▶ Directions for this task
Retype only what runs from the first line of the records to the line with "const yMax = 1000;", inclusive, and no pictures.

Data extracted from a collection
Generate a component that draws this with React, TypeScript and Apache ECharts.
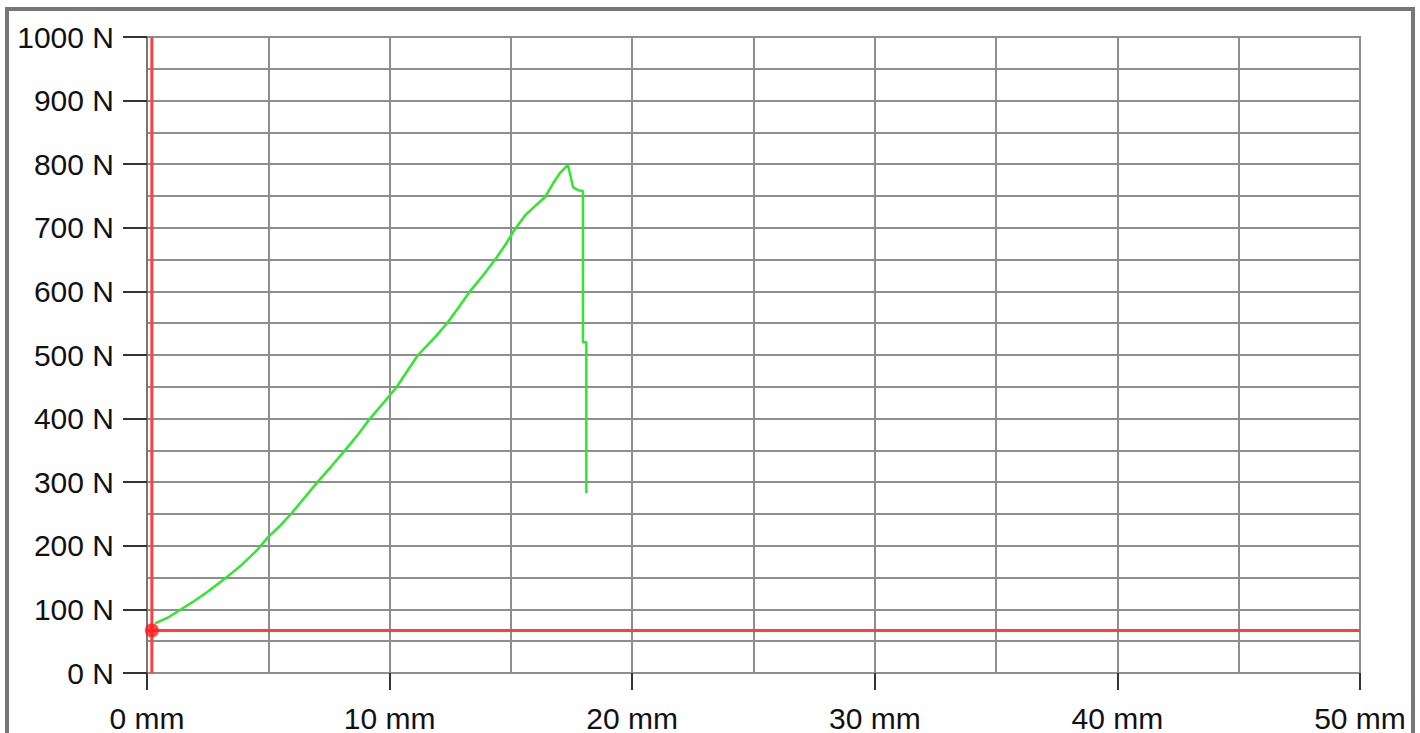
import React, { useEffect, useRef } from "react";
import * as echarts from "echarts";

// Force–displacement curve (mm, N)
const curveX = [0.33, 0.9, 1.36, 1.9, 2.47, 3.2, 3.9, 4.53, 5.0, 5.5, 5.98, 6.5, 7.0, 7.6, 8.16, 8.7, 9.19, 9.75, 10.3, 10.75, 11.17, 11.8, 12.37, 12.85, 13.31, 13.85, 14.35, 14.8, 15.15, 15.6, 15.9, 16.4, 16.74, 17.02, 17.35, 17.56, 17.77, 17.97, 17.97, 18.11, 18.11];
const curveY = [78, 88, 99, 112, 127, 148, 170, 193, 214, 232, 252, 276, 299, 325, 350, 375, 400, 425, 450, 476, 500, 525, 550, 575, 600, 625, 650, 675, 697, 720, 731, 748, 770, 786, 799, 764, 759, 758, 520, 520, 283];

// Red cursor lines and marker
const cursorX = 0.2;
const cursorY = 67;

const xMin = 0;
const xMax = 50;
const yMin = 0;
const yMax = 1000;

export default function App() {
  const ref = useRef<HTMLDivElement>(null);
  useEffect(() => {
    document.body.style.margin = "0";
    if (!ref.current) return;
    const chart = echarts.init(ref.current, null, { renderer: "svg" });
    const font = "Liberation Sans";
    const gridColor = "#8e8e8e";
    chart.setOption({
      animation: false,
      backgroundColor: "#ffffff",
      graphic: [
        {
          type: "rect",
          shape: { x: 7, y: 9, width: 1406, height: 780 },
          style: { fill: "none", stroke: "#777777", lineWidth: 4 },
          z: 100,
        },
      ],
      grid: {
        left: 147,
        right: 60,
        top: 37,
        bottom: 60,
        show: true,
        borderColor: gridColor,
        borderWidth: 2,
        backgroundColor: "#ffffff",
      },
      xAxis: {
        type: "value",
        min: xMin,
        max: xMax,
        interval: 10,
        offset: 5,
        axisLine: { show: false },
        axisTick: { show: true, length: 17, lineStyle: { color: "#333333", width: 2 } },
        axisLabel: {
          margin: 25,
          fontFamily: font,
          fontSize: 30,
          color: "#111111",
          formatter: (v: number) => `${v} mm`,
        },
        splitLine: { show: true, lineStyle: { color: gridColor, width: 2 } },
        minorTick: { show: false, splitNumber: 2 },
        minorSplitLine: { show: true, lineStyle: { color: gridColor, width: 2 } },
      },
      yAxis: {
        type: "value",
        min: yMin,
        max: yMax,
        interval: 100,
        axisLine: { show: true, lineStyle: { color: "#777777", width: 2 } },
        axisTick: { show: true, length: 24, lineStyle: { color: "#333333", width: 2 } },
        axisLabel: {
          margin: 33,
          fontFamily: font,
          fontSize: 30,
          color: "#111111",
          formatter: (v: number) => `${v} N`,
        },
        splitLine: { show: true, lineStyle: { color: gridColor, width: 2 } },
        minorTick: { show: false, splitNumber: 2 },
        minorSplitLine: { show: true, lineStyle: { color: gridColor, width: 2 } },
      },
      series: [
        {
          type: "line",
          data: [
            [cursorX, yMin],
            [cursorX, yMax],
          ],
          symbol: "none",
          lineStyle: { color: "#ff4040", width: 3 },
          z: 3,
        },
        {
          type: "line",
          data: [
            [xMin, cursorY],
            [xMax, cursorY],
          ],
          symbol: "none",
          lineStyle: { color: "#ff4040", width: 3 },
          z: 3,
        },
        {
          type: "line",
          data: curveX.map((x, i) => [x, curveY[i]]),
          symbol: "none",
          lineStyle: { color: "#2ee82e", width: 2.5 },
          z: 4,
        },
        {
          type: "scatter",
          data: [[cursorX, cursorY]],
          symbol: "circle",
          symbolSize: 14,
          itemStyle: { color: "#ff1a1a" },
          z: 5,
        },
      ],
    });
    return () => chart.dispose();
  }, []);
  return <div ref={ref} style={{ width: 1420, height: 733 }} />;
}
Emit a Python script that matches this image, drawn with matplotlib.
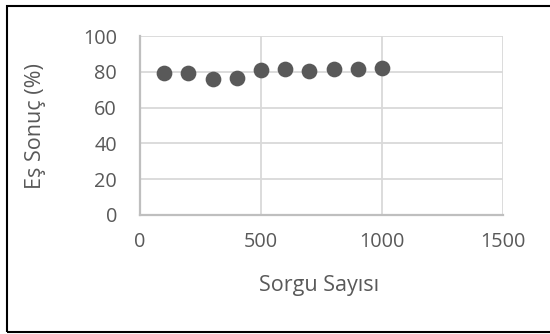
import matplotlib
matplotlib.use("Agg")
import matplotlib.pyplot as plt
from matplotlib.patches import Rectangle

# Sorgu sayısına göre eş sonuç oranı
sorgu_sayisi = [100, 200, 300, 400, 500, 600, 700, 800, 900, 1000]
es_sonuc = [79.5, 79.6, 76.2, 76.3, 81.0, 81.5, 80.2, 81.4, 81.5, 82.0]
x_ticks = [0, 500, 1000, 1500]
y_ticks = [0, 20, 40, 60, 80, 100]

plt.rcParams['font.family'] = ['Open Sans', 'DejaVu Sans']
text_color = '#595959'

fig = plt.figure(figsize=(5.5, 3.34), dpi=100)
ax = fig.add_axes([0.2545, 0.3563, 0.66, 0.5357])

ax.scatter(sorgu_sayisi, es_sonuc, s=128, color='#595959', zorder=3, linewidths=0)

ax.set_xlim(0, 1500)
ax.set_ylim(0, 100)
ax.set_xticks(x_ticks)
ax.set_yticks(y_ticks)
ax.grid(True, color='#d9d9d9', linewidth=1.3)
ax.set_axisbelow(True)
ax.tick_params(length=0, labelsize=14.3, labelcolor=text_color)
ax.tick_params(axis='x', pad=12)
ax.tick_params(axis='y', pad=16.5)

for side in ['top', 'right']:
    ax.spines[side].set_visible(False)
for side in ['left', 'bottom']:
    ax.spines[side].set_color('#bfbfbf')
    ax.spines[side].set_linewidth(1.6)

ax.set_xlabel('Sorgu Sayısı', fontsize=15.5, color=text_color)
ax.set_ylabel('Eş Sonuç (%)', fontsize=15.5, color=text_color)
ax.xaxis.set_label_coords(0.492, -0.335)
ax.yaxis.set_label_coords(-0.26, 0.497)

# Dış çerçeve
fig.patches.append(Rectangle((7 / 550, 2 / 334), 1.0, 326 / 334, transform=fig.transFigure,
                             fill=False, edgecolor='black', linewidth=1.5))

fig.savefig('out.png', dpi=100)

▶ Solved problem
Generate a component that draws this with React, TypeScript and Apache ECharts.
import React, { useEffect, useRef } from "react";
import * as echarts from "echarts";

// Force–displacement curve (mm, N)
const curveX = [0.33, 0.9, 1.36, 1.9, 2.47, 3.2, 3.9, 4.53, 5.0, 5.5, 5.98, 6.5, 7.0, 7.6, 8.16, 8.7, 9.19, 9.75, 10.3, 10.75, 11.17, 11.8, 12.37, 12.85, 13.31, 13.85, 14.35, 14.8, 15.15, 15.6, 15.9, 16.4, 16.74, 17.02, 17.35, 17.56, 17.77, 17.97, 17.97, 18.11, 18.11];
const curveY = [78, 88, 99, 112, 127, 148, 170, 193, 214, 232, 252, 276, 299, 325, 350, 375, 400, 425, 450, 476, 500, 525, 550, 575, 600, 625, 650, 675, 697, 720, 731, 748, 770, 786, 799, 764, 759, 758, 520, 520, 283];

// Red cursor lines and marker
const cursorX = 0.2;
const cursorY = 67;

const xMin = 0;
const xMax = 50;
const yMin = 0;
const yMax = 1000;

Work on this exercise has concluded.